## What is required
Restate each line of the listing exactly, without carrying over any pictures.

## Material provided
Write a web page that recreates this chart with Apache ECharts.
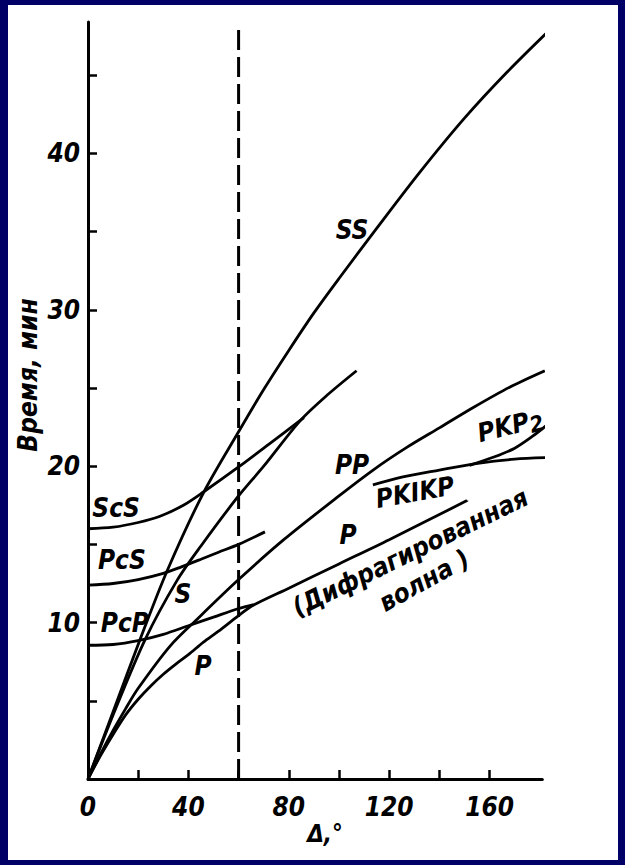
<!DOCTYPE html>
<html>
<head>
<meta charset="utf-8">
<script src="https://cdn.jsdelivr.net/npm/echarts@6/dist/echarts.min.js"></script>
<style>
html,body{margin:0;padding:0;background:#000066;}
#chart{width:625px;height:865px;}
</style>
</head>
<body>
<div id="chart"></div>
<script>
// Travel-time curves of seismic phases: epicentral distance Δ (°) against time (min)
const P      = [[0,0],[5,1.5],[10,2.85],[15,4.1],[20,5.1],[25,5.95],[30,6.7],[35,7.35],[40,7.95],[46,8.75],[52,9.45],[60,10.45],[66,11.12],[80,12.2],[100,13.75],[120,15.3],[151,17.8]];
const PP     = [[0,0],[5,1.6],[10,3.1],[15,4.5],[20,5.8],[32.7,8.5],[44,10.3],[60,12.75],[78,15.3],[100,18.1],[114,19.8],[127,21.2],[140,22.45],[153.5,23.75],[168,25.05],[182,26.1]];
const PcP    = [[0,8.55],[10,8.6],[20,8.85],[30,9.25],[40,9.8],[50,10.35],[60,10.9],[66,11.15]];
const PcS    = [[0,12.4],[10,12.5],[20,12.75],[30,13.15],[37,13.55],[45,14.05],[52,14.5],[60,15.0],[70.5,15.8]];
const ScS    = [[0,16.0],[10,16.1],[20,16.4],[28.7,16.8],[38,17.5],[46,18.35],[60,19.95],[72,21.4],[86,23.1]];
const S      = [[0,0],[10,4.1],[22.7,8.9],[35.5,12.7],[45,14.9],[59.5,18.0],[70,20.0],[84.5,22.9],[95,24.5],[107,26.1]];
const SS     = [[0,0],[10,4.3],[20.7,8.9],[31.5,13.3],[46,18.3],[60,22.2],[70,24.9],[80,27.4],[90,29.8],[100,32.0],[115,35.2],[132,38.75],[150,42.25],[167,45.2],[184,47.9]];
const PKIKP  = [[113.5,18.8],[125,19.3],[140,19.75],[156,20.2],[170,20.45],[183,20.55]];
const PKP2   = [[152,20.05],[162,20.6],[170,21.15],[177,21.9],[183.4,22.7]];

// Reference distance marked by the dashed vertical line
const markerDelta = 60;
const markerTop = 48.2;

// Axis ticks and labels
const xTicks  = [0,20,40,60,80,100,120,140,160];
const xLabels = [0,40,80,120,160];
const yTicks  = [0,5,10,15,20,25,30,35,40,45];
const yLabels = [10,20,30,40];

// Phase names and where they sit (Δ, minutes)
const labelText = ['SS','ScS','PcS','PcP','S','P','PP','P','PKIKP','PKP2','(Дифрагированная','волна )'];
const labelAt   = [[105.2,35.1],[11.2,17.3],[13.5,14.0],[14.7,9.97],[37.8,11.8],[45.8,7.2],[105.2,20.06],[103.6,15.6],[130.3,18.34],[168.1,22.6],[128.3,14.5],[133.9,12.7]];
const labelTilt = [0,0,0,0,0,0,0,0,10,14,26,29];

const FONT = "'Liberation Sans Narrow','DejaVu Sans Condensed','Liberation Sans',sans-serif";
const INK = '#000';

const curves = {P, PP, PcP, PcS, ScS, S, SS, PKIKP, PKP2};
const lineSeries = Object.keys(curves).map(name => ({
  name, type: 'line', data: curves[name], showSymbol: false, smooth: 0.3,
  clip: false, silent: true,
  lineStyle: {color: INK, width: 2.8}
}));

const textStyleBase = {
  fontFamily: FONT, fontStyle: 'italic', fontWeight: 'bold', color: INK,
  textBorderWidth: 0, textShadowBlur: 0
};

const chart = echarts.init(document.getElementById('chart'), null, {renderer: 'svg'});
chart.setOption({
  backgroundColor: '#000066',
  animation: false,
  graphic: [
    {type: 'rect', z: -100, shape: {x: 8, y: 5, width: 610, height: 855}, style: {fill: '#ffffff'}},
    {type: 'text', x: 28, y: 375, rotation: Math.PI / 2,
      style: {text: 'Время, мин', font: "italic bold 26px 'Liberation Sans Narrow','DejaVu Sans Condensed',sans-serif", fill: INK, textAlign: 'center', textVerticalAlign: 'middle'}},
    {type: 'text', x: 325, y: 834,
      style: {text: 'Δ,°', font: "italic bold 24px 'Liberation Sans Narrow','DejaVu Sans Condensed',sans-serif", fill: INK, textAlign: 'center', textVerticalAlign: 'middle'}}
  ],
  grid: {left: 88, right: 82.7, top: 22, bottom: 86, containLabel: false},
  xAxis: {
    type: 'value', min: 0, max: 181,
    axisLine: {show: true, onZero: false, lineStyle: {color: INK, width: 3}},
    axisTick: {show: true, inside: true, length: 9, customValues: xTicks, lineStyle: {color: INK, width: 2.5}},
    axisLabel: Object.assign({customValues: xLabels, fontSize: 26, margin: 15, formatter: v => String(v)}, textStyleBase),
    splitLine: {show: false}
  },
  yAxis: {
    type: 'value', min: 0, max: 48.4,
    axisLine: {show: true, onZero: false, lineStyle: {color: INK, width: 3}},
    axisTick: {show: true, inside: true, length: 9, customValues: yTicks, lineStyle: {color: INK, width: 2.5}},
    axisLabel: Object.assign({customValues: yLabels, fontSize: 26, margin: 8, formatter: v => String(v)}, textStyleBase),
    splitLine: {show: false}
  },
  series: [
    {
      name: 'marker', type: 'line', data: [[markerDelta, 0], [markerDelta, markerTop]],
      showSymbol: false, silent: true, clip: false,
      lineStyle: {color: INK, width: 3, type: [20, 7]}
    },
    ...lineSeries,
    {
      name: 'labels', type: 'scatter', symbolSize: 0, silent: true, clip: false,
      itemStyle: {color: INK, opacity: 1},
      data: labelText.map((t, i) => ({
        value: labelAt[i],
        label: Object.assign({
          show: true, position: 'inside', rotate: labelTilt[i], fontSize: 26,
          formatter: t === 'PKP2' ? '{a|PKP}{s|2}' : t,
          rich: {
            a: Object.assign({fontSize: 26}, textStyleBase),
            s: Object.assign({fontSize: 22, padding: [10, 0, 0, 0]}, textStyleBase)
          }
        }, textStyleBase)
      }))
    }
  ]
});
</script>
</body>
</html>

## Reply to the exercise
Write a web page that recreates this chart with Apache ECharts.
<!DOCTYPE html>
<html>
<head>
<meta charset="utf-8">
<script src="https://cdn.jsdelivr.net/npm/echarts@6/dist/echarts.min.js"></script>
<style>
html,body{margin:0;padding:0;background:#000066;}
#chart{width:625px;height:865px;}
</style>
</head>
<body>
<div id="chart"></div>
<script>
// Travel-time curves of seismic phases: epicentral distance Δ (°) against time (min)
const P      = [[0,0],[5,1.5],[10,2.85],[15,4.1],[20,5.1],[25,5.95],[30,6.7],[35,7.35],[40,7.95],[46,8.75],[52,9.45],[60,10.45],[66,11.12],[80,12.2],[100,13.75],[120,15.3],[151,17.8]];
const PP     = [[0,0],[5,1.6],[10,3.1],[15,4.5],[20,5.8],[32.7,8.5],[44,10.3],[60,12.75],[78,15.3],[100,18.1],[114,19.8],[127,21.2],[140,22.45],[153.5,23.75],[168,25.05],[182,26.1]];
const PcP    = [[0,8.55],[10,8.6],[20,8.85],[30,9.25],[40,9.8],[50,10.35],[60,10.9],[66,11.15]];
const PcS    = [[0,12.4],[10,12.5],[20,12.75],[30,13.15],[37,13.55],[45,14.05],[52,14.5],[60,15.0],[70.5,15.8]];
const ScS    = [[0,16.0],[10,16.1],[20,16.4],[28.7,16.8],[38,17.5],[46,18.35],[60,19.95],[72,21.4],[86,23.1]];
const S      = [[0,0],[10,4.1],[22.7,8.9],[35.5,12.7],[45,14.9],[59.5,18.0],[70,20.0],[84.5,22.9],[95,24.5],[107,26.1]];
const SS     = [[0,0],[10,4.3],[20.7,8.9],[31.5,13.3],[46,18.3],[60,22.2],[70,24.9],[80,27.4],[90,29.8],[100,32.0],[115,35.2],[132,38.75],[150,42.25],[167,45.2],[184,47.9]];
const PKIKP  = [[113.5,18.8],[125,19.3],[140,19.75],[156,20.2],[170,20.45],[183,20.55]];
const PKP2   = [[152,20.05],[162,20.6],[170,21.15],[177,21.9],[183.4,22.7]];

// Reference distance marked by the dashed vertical line
const markerDelta = 60;
const markerTop = 48.2;

// Axis ticks and labels
const xTicks  = [0,20,40,60,80,100,120,140,160];
const xLabels = [0,40,80,120,160];
const yTicks  = [0,5,10,15,20,25,30,35,40,45];
const yLabels = [10,20,30,40];

// Phase names and where they sit (Δ, minutes)
const labelText = ['SS','ScS','PcS','PcP','S','P','PP','P','PKIKP','PKP2','(Дифрагированная','волна )'];
const labelAt   = [[105.2,35.1],[11.2,17.3],[13.5,14.0],[14.7,9.97],[37.8,11.8],[45.8,7.2],[105.2,20.06],[103.6,15.6],[130.3,18.34],[168.1,22.6],[128.3,14.5],[133.9,12.7]];
const labelTilt = [0,0,0,0,0,0,0,0,10,14,26,29];

const FONT = "'Liberation Sans Narrow','DejaVu Sans Condensed','Liberation Sans',sans-serif";
const INK = '#000';

const curves = {P, PP, PcP, PcS, ScS, S, SS, PKIKP, PKP2};
const lineSeries = Object.keys(curves).map(name => ({
  name, type: 'line', data: curves[name], showSymbol: false, smooth: 0.3,
  clip: false, silent: true,
  lineStyle: {color: INK, width: 2.8}
}));

const textStyleBase = {
  fontFamily: FONT, fontStyle: 'italic', fontWeight: 'bold', color: INK,
  textBorderWidth: 0, textShadowBlur: 0
};

const chart = echarts.init(document.getElementById('chart'), null, {renderer: 'svg'});
chart.setOption({
  backgroundColor: '#000066',
  animation: false,
  graphic: [
    {type: 'rect', z: -100, shape: {x: 8, y: 5, width: 610, height: 855}, style: {fill: '#ffffff'}},
    {type: 'text', x: 28, y: 375, rotation: Math.PI / 2,
      style: {text: 'Время, мин', font: "italic bold 26px 'Liberation Sans Narrow','DejaVu Sans Condensed',sans-serif", fill: INK, textAlign: 'center', textVerticalAlign: 'middle'}},
    {type: 'text', x: 325, y: 834,
      style: {text: 'Δ,°', font: "italic bold 24px 'Liberation Sans Narrow','DejaVu Sans Condensed',sans-serif", fill: INK, textAlign: 'center', textVerticalAlign: 'middle'}}
  ],
  grid: {left: 88, right: 82.7, top: 22, bottom: 86, containLabel: false},
  xAxis: {
    type: 'value', min: 0, max: 181,
    axisLine: {show: true, onZero: false, lineStyle: {color: INK, width: 3}},
    axisTick: {show: true, inside: true, length: 9, customValues: xTicks, lineStyle: {color: INK, width: 2.5}},
    axisLabel: Object.assign({customValues: xLabels, fontSize: 26, margin: 15, formatter: v => String(v)}, textStyleBase),
    splitLine: {show: false}
  },
  yAxis: {
    type: 'value', min: 0, max: 48.4,
    axisLine: {show: true, onZero: false, lineStyle: {color: INK, width: 3}},
    axisTick: {show: true, inside: true, length: 9, customValues: yTicks, lineStyle: {color: INK, width: 2.5}},
    axisLabel: Object.assign({customValues: yLabels, fontSize: 26, margin: 8, formatter: v => String(v)}, textStyleBase),
    splitLine: {show: false}
  },
  series: [
    {
      name: 'marker', type: 'line', data: [[markerDelta, 0], [markerDelta, markerTop]],
      showSymbol: false, silent: true, clip: false,
      lineStyle: {color: INK, width: 3, type: [20, 7]}
    },
    ...lineSeries,
    {
      name: 'labels', type: 'scatter', symbolSize: 0, silent: true, clip: false,
      itemStyle: {color: INK, opacity: 1},
      data: labelText.map((t, i) => ({
        value: labelAt[i],
        label: Object.assign({
          show: true, position: 'inside', rotate: labelTilt[i], fontSize: 26,
          formatter: t === 'PKP2' ? '{a|PKP}{s|2}' : t,
          rich: {
            a: Object.assign({fontSize: 26}, textStyleBase),
            s: Object.assign({fontSize: 22, padding: [10, 0, 0, 0]}, textStyleBase)
          }
        }, textStyleBase)
      }))
    }
  ]
});
</script>
</body>
</html>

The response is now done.